Metzner wasn’t always a developer: The Albany, N.Y., native went to architecture school at the University of Maryland and got an MBA at Columbia University. Before he got into redeveloping city-owned buildings, he worked in real estate finance at Eastdil Realty (now Eastdil Secured) and Daiwa Securities and did a stint at Roseland Property Company.
His first foray into residential development was through the city’s Vacant Building program, which awarded him the contract to renovate a collection of abandoned, city-owned properties in central Harlem into affordable housing in the late 1980s. He and Salama have done several similar projects in Harlem since then. In 2004, they completed the rehab of 13 empty tenements between West 111th Street, West 116th Street, Adam Clayton Powell and Malcolm X Boulevards into low- and moderate-income housing. As part of that project, the pair constructed a new below-market, 41-unit rental building at 132 West 112th Street, which it combined with a renovated formerly vacant building next door.
However, the road to creating the Manhattanville Factory District was long. “It was impossible to get brokers or financing” when the Janus principals began acquiring the industrial buildings in the late 1990s, Salama said. “It was blood, sweat and tears to get it to what you see now.”
To buy the Mink Building—which had formerly been three separate factories—Metzner tracked down the owners in Canada. Then he convinced the owner of the building next door, who sold refrigerator parts, to sell.
After the duo went into business together in 1998, they set up an office in the basement of Metzner’s affordable housing project on West 126th Street. The pair ended up putting Metzner’s finance knowledge to work by starting what he and Salama call “the first socially responsible institutional equity fund” that didn’t rely on government subsidy and was eligible for Community Reinvestment Act credit. Eventually they moved across the street to the Sweets Building, which they purchased through the equity fund for $5.8 million in 2007. The final piece of their office neighborhood came together in 2011, when the city’s Economic Development Corporation awarded them the contract for the decrepit former Taystee Bakery complex at 450 West 126th Street.
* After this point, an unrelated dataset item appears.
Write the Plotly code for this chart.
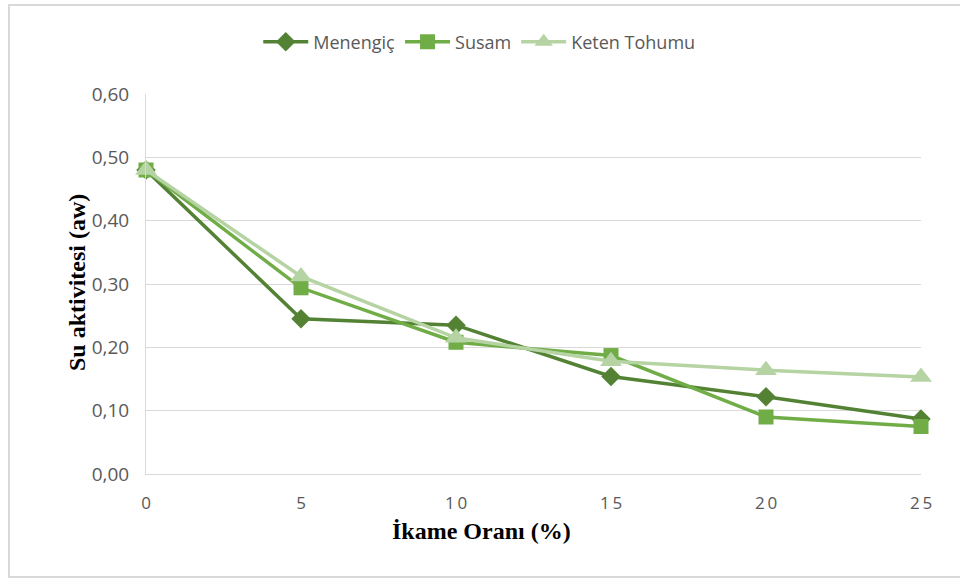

The Taystee buildings had been rotting and abandoned for more than 30 years, but Metzner and Salama believed they could save them, just like they had revamped the other forgotten factories on the block. But the city had other plans. The New York City Department of Buildings declared Taystee structurally unsound and issued vacate and demolition orders. Three years after they purchased the site, the pair was forced to knock down the motley group of turn-of-the-century buildings. In place of the old bakery, Janus is getting ready to break ground on a new 11-story, 350,000-square-foot development with a mix of office, community facility and retail space. Its plan involves creating interconnecting public spaces that allow people to cut through the complex mid-block and offer landscaped sitting areas.
The expansion of the Malt House across the street is possibly a more ambitious project. The historic four- and five-story warehouses are getting a six-story glass extension, roof decks and a new outdoor courtyard lined with retail. In order to add 80,000 square feet to the old buildings, the developers are essentially inserting a new steel structure inside the old one.
“We literally had to lift the entire building up, put in an entire new structure below and bring this structure up through the existing buildings,” Metzner explained. Meanwhile, they’re preserving the existing façade and cast-iron columns.
When construction is complete in 2019, Metzner said he hopes the Manhattanville Factory District will span 1.1 million square feet.
“It has been a privilege to be doing this,” he said. “Twenty-five years ago I could not have imagined I would be doing this sort of thing. I feel extremely lucky to be part of this community and doing what I show up here to do every day.”